Личностная амбивалентность как самоощущение Бродского видится во многом: будучи русским поэтом, он вынужден был жить и работать вдали от родины, в отрыве от родного языка и людей, говорящих на нем. Он сочинял на двух языках — русском и английском, причем в поздний период творчества количество его английских текстов заметно выросло (эссе, автопереводы, стихи[61]). Остро ощущая собственное одиночество (см. весь текст Epitaph…), в одном из интервью Бродский ответил на вопрос журналистам… сегодня вы остаетесь человеком более или менее одиноким?»: «Не более или менее, а абсолютно»[62]. В другом интервью, рассуждая о такой просодической характеристике собственной поэзии, как метр, Бродский невольно признался в том, как воспринимает собственное творчество: «Чем монотоннее, глуше все это звучит, тем более… оно похоже на правду.
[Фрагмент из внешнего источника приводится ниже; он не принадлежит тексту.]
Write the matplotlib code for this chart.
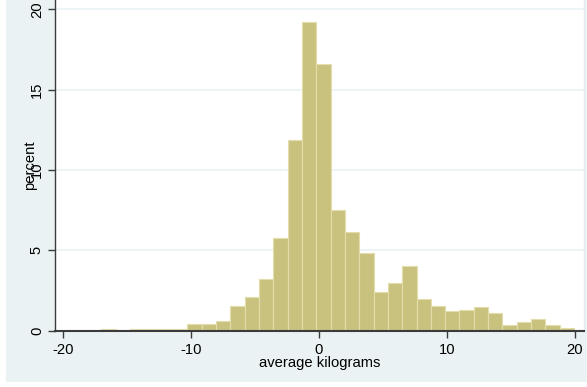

С годами все это становится сложнее и сложнее, но хотя бы метрически надо говорить о себе в стихе правду»[63]. Трудно найти высказывание, в котором определение поэзии как «лжи, адресованной самому себе», столь идеально «накладывалось» бы на содержание строки 13-й из Epitaph. («Learned to lie to himself, and turned it into an art»).
Собственно, некоторые исследователи, обратившие внимание на «Кентавров» Бродского, пошли именно по пути отождествления этого античного образа с авторским «я». Так делает, например, О.И. Глазунова, когда пишет: «С образом кентавра у Бродского связаны глубоко личные мотивы… Поэт стал тем самым кентавром — новой явившейся миру сущностью»[64].
Нас, однако, такой подход в трактовке не удовлетворяет по причине своей упрощенности и очевидной одномерности. При допущении подобной точки зрения возможным оказывается осознание как автобиографической любой вещи, в которой так или иначе актуализированы мотивы творчества, одиночества, самоизоляции и проч. — например, «Осенний крик ястреба» (1975), где присутствует все названное, причем на ярком фоне значительного числа реалий, корреспондирующих с жизненными обстоятельствами Бродского в первые годы его проживания в США.
Если сравнивать с предыдущими «Кентаврами», текст Epitaph for a Centaur оказывается чрезвычайно удобным для семантического (содержательного) анализа с вытекающей интерпретацией еще и по той причине, что в нем выдерживается естественная последовательность событий от рождения протагониста до его смерти. Поэтому анализировать его, по нашему мнению, было необходимо именно с опорой на естественную «жизненную матрицу» и с учетом разворачивающейся динамики заключенных в нем смыслов, переданной логически оправданным лексическим рядом (прежде всего глаголов, среди которых выделяются глаголы речи, но также и других слов с общими и конкретными значениями действий).
В результате приходим к выводу, что в тексте явлен «тихий конфликт», возникающий как неизбежное противостояние между любой нестандартной, незаурядной личностью и окружающим ее социумом. Кентавр, это мыслящее существо, буквально разрываемое на части ввиду собственной амбивалентности, страдающее от неспособности постичь свое исходное предназначение, — создан людьми, т. е. обществом, но причина его появления так и осталась неясной. Из трех «действующих лиц» стихотворной пьесы — кентавра, автора, публики — именно последняя на протяжении всего текста хранит глухое, угрюмое молчание. Оправданным поэтому кажется избранный жанр эпитафии: обществу не нужны, не требуются кентавры, кентавр должен погибнуть. Его ранняя смерть представляется столь же естественной, сколь противоестественна его двойственная природа.